>> Start

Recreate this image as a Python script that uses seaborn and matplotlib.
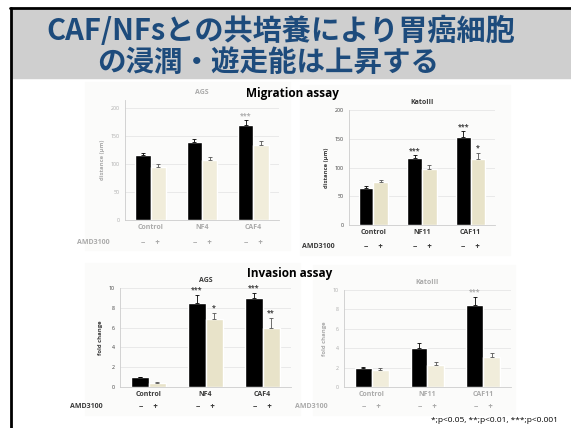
"""
遊走・浸潤アッセイのスライド再現
- 4つの棒グラフ (AMD3100 -/+)
"""

import pandas as pd
import seaborn as sns
import numpy as np
import matplotlib.pyplot as plt
from matplotlib.patches import Rectangle
from matplotlib.lines import Line2D

# データ
amd_levels = ['−', '+']

# 左上 (Migration, AGS, ぼやけた画像)
groups_a = ['Control', 'NF4', 'CAF4']
minus_a = [116, 139, 170]
plus_a = [95, 107, 134]
err_minus_a = [4, 6, 8]
err_plus_a = [4, 5, 6]
stars_minus_a = ['', '', '***']
stars_plus_a = ['', '', '']

# 右上 (Migration, KatoIII)
groups_b = ['Control', 'NF11', 'CAF11']
minus_b = [65, 117, 153]
plus_b = [74, 98, 115]
err_minus_b = [3, 4, 10]
err_plus_b = [5, 6, 10]
stars_minus_b = ['', '***', '***']
stars_plus_b = ['', '', '*']

# 左下 (Invasion, AGS)
groups_c = ['Control', 'NF4', 'CAF4']
minus_c = [1.0, 8.5, 9.0]
plus_c = [0.4, 6.9, 6.0]
err_minus_c = [0.05, 0.8, 0.5]
err_plus_c = [0.1, 0.6, 1.0]
stars_minus_c = ['', '***', '***']
stars_plus_c = ['', '*', '**']

# 右下 (Invasion, KatoIII, ぼやけた画像)
groups_d = ['Control', 'NF11', 'CAF11']
minus_d = [2.0, 4.0, 8.5]
plus_d = [1.8, 2.3, 3.1]
err_minus_d = [0.1, 0.5, 0.8]
err_plus_d = [0.2, 0.3, 0.4]
stars_minus_d = ['', '', '***']
stars_plus_d = ['', '', '']

W, H = 571, 428
BEIGE = '#e8e3c9'
BEIGE_PALE = '#f1eddb'

sns.set_theme(style='white')
plt.rcParams['font.family'] = ['Open Sans', 'Noto Sans CJK JP', 'DejaVu Sans']

fig = plt.figure(figsize=(W / 100, H / 100), dpi=100)
fig.patch.set_facecolor('white')


def fx(x):
    return x / W


def fy(y):
    return 1 - y / H


def box(l, t, r, b):
    return [fx(l), fy(b), (r - l) / W, (b - t) / H]


# タイトル帯と枠線
fig.add_artist(Rectangle((fx(12), fy(78)), (W - 12) / W, 68 / H,
                         transform=fig.transFigure, color='#cfcfcf', zorder=0))
fig.add_artist(Line2D([fx(10), 1], [fy(8), fy(8)], color='black', lw=2,
                      transform=fig.transFigure))
fig.add_artist(Line2D([fx(11), fx(11)], [fy(8), 0], color='black', lw=2,
                      transform=fig.transFigure))
fig.text(fx(281), fy(31), 'CAF/NFsとの共培養により胃癌細胞', ha='center', va='center',
         fontsize=21, fontweight='bold', color='#1d4b7c',
         family=['Noto Sans CJK JP', 'DejaVu Sans'])
fig.text(fx(268), fy(63), 'の浸潤・遊走能は上昇する', ha='center', va='center',
         fontsize=20.5, fontweight='bold', color='#1d4b7c',
         family=['Noto Sans CJK JP', 'DejaVu Sans'])

# 画像の背景
for l, t, r, b in [(85, 82, 290, 250), (300, 85, 510, 255),
                   (85, 263, 300, 415), (313, 265, 515, 415)]:
    fig.add_artist(Rectangle((fx(l), fy(b)), (r - l) / W, (b - t) / H,
                             transform=fig.transFigure, color='#fbfbfa', zorder=0))


def panel(pos, groups, minus, plus, err_m, err_p, st_m, st_p, ylim, yticks,
          title, ylabel, beige, txt):
    ax = fig.add_axes(box(*pos))
    df = pd.DataFrame({
        'group': groups * 2,
        'AMD3100': [amd_levels[0]] * 3 + [amd_levels[1]] * 3,
        'value': minus + plus,
    })
    sns.barplot(data=df, x='group', y='value', hue='AMD3100',
                palette=['black', beige], width=0.6, saturation=1,
                errorbar=None, legend=False, ax=ax)
    errs = [err_m, err_p]
    stars = [st_m, st_p]
    bar_conts = list(ax.containers)
    for i, cont in enumerate(bar_conts):
        for j, bar in enumerate(cont):
            cx = bar.get_x() + bar.get_width() / 2
            h = bar.get_height()
            ax.errorbar(cx, h, yerr=[[0], [errs[i][j]]], color='#555555' if i else 'black',
                        lw=0.6, capsize=1.5, capthick=0.6)
            if stars[i][j]:
                ax.text(cx, h + errs[i][j] + ylim[1] * 0.01, stars[i][j],
                        ha='center', va='bottom', fontsize=5, color=txt,
                        fontweight='bold', clip_on=False)
    ax.set_ylim(*ylim)
    ax.set_xlim(-0.5, 2.5)
    ax.set_yticks(yticks)
    ax.yaxis.grid(True, color='#e2e2e2', lw=0.5)
    ax.set_axisbelow(True)
    ax.set_facecolor('none')
    for s in ['top', 'right']:
        ax.spines[s].set_visible(False)
    for s in ['left', 'bottom']:
        ax.spines[s].set_color('#cccccc')
        ax.spines[s].set_linewidth(0.6)
    ax.tick_params(axis='y', labelsize=3.8, colors=txt, length=0, pad=4)
    ax.tick_params(axis='x', labelsize=5, colors=txt, length=0, pad=3)
    for lab in ax.get_xticklabels():
        lab.set_fontweight('bold')
    ax.set_xlabel('')
    ax.set_ylabel(ylabel, fontsize=4.2, color=txt, fontweight='bold', labelpad=4)
    ax.set_title(title, fontsize=5, color=txt, fontweight='bold', pad=4)
    for k in range(3):
        ax.text(k, -0.15, '−     +', transform=ax.get_xaxis_transform(),
                ha='center', va='top', fontsize=5.5, color=txt, fontweight='bold')
    ax.text(-0.1, -0.16, 'AMD3100', transform=ax.transAxes, ha='right', va='top',
            fontsize=5, color=txt, fontweight='bold')
    return ax


panel((125, 100, 279, 220), groups_a, minus_a, plus_a, err_minus_a, err_plus_a,
      stars_minus_a, stars_plus_a, (0, 214), [0, 50, 100, 150, 200],
      'AGS', 'distance (μm)', BEIGE_PALE, '#aaaaaa')
panel((349, 110, 495, 225), groups_b, minus_b, plus_b, err_minus_b, err_plus_b,
      stars_minus_b, stars_plus_b, (0, 200), [0, 50, 100, 150, 200],
      'KatoIII', 'distance (μm)', BEIGE, '#3a3a3a')
panel((120, 288, 291, 387), groups_c, minus_c, plus_c, err_minus_c, err_plus_c,
      stars_minus_c, stars_plus_c, (0, 10), [0, 2, 4, 6, 8, 10],
      'AGS', 'fold change', BEIGE, '#3a3a3a')
panel((344, 290, 511, 387), groups_d, minus_d, plus_d, err_minus_d, err_plus_d,
      stars_minus_d, stars_plus_d, (0, 10), [0, 2, 4, 6, 8, 10],
      'KatoIII', 'fold change', BEIGE_PALE, '#aaaaaa')

# 見出し
fig.text(fx(292), fy(93), 'Migration assay', ha='center', va='center',
         fontsize=8.5, fontweight='bold', color='black')
fig.text(fx(290), fy(273), 'Invasion assay', ha='center', va='center',
         fontsize=8.5, fontweight='bold', color='black')
fig.text(fx(558), fy(421), '*;p<0.05, **;p<0.01, ***;p<0.001', ha='right', va='center',
         fontsize=6, color='black')

fig.savefig('out.png', dpi=100)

>> End

Return to the listing above and set it down exactly, leaving out its pictures.

**Task solution**
Recreate this image as a Python script that uses seaborn and matplotlib.
"""
遊走・浸潤アッセイのスライド再現
- 4つの棒グラフ (AMD3100 -/+)
"""

import pandas as pd
import seaborn as sns
import numpy as np
import matplotlib.pyplot as plt
from matplotlib.patches import Rectangle
from matplotlib.lines import Line2D

# データ
amd_levels = ['−', '+']

# 左上 (Migration, AGS, ぼやけた画像)
groups_a = ['Control', 'NF4', 'CAF4']
minus_a = [116, 139, 170]
plus_a = [95, 107, 134]
err_minus_a = [4, 6, 8]
err_plus_a = [4, 5, 6]
stars_minus_a = ['', '', '***']
stars_plus_a = ['', '', '']

# 右上 (Migration, KatoIII)
groups_b = ['Control', 'NF11', 'CAF11']
minus_b = [65, 117, 153]
plus_b = [74, 98, 115]
err_minus_b = [3, 4, 10]
err_plus_b = [5, 6, 10]
stars_minus_b = ['', '***', '***']
stars_plus_b = ['', '', '*']

# 左下 (Invasion, AGS)
groups_c = ['Control', 'NF4', 'CAF4']
minus_c = [1.0, 8.5, 9.0]
plus_c = [0.4, 6.9, 6.0]
err_minus_c = [0.05, 0.8, 0.5]
err_plus_c = [0.1, 0.6, 1.0]
stars_minus_c = ['', '***', '***']
stars_plus_c = ['', '*', '**']

# 右下 (Invasion, KatoIII, ぼやけた画像)
groups_d = ['Control', 'NF11', 'CAF11']
minus_d = [2.0, 4.0, 8.5]
plus_d = [1.8, 2.3, 3.1]
err_minus_d = [0.1, 0.5, 0.8]
err_plus_d = [0.2, 0.3, 0.4]
stars_minus_d = ['', '', '***']
stars_plus_d = ['', '', '']

W, H = 571, 428
BEIGE = '#e8e3c9'
BEIGE_PALE = '#f1eddb'

sns.set_theme(style='white')
plt.rcParams['font.family'] = ['Open Sans', 'Noto Sans CJK JP', 'DejaVu Sans']

fig = plt.figure(figsize=(W / 100, H / 100), dpi=100)
fig.patch.set_facecolor('white')


def fx(x):
    return x / W


def fy(y):
    return 1 - y / H


def box(l, t, r, b):
    return [fx(l), fy(b), (r - l) / W, (b - t) / H]


# タイトル帯と枠線
fig.add_artist(Rectangle((fx(12), fy(78)), (W - 12) / W, 68 / H,
                         transform=fig.transFigure, color='#cfcfcf', zorder=0))
fig.add_artist(Line2D([fx(10), 1], [fy(8), fy(8)], color='black', lw=2,
                      transform=fig.transFigure))
fig.add_artist(Line2D([fx(11), fx(11)], [fy(8), 0], color='black', lw=2,
                      transform=fig.transFigure))
fig.text(fx(281), fy(31), 'CAF/NFsとの共培養により胃癌細胞', ha='center', va='center',
         fontsize=21, fontweight='bold', color='#1d4b7c',
         family=['Noto Sans CJK JP', 'DejaVu Sans'])
fig.text(fx(268), fy(63), 'の浸潤・遊走能は上昇する', ha='center', va='center',
         fontsize=20.5, fontweight='bold', color='#1d4b7c',
         family=['Noto Sans CJK JP', 'DejaVu Sans'])

# 画像の背景
for l, t, r, b in [(85, 82, 290, 250), (300, 85, 510, 255),
                   (85, 263, 300, 415), (313, 265, 515, 415)]:
    fig.add_artist(Rectangle((fx(l), fy(b)), (r - l) / W, (b - t) / H,
                             transform=fig.transFigure, color='#fbfbfa', zorder=0))


def panel(pos, groups, minus, plus, err_m, err_p, st_m, st_p, ylim, yticks,
          title, ylabel, beige, txt):
    ax = fig.add_axes(box(*pos))
    df = pd.DataFrame({
        'group': groups * 2,
        'AMD3100': [amd_levels[0]] * 3 + [amd_levels[1]] * 3,
        'value': minus + plus,
    })
    sns.barplot(data=df, x='group', y='value', hue='AMD3100',
                palette=['black', beige], width=0.6, saturation=1,
                errorbar=None, legend=False, ax=ax)
    errs = [err_m, err_p]
    stars = [st_m, st_p]
    bar_conts = list(ax.containers)
    for i, cont in enumerate(bar_conts):
        for j, bar in enumerate(cont):
            cx = bar.get_x() + bar.get_width() / 2
            h = bar.get_height()
            ax.errorbar(cx, h, yerr=[[0], [errs[i][j]]], color='#555555' if i else 'black',
                        lw=0.6, capsize=1.5, capthick=0.6)
            if stars[i][j]:
                ax.text(cx, h + errs[i][j] + ylim[1] * 0.01, stars[i][j],
                        ha='center', va='bottom', fontsize=5, color=txt,
                        fontweight='bold', clip_on=False)
    ax.set_ylim(*ylim)
    ax.set_xlim(-0.5, 2.5)
    ax.set_yticks(yticks)
    ax.yaxis.grid(True, color='#e2e2e2', lw=0.5)
    ax.set_axisbelow(True)
    ax.set_facecolor('none')
    for s in ['top', 'right']:
        ax.spines[s].set_visible(False)
    for s in ['left', 'bottom']:
        ax.spines[s].set_color('#cccccc')
        ax.spines[s].set_linewidth(0.6)
    ax.tick_params(axis='y', labelsize=3.8, colors=txt, length=0, pad=4)
    ax.tick_params(axis='x', labelsize=5, colors=txt, length=0, pad=3)
    for lab in ax.get_xticklabels():
        lab.set_fontweight('bold')
    ax.set_xlabel('')
    ax.set_ylabel(ylabel, fontsize=4.2, color=txt, fontweight='bold', labelpad=4)
    ax.set_title(title, fontsize=5, color=txt, fontweight='bold', pad=4)
    for k in range(3):
        ax.text(k, -0.15, '−     +', transform=ax.get_xaxis_transform(),
                ha='center', va='top', fontsize=5.5, color=txt, fontweight='bold')
    ax.text(-0.1, -0.16, 'AMD3100', transform=ax.transAxes, ha='right', va='top',
            fontsize=5, color=txt, fontweight='bold')
    return ax


panel((125, 100, 279, 220), groups_a, minus_a, plus_a, err_minus_a, err_plus_a,
      stars_minus_a, stars_plus_a, (0, 214), [0, 50, 100, 150, 200],
      'AGS', 'distance (μm)', BEIGE_PALE, '#aaaaaa')
panel((349, 110, 495, 225), groups_b, minus_b, plus_b, err_minus_b, err_plus_b,
      stars_minus_b, stars_plus_b, (0, 200), [0, 50, 100, 150, 200],
      'KatoIII', 'distance (μm)', BEIGE, '#3a3a3a')
panel((120, 288, 291, 387), groups_c, minus_c, plus_c, err_minus_c, err_plus_c,
      stars_minus_c, stars_plus_c, (0, 10), [0, 2, 4, 6, 8, 10],
      'AGS', 'fold change', BEIGE, '#3a3a3a')
panel((344, 290, 511, 387), groups_d, minus_d, plus_d, err_minus_d, err_plus_d,
      stars_minus_d, stars_plus_d, (0, 10), [0, 2, 4, 6, 8, 10],
      'KatoIII', 'fold change', BEIGE_PALE, '#aaaaaa')

# 見出し
fig.text(fx(292), fy(93), 'Migration assay', ha='center', va='center',
         fontsize=8.5, fontweight='bold', color='black')
fig.text(fx(290), fy(273), 'Invasion assay', ha='center', va='center',
         fontsize=8.5, fontweight='bold', color='black')
fig.text(fx(558), fy(421), '*;p<0.05, **;p<0.01, ***;p<0.001', ha='right', va='center',
         fontsize=6, color='black')

fig.savefig('out.png', dpi=100)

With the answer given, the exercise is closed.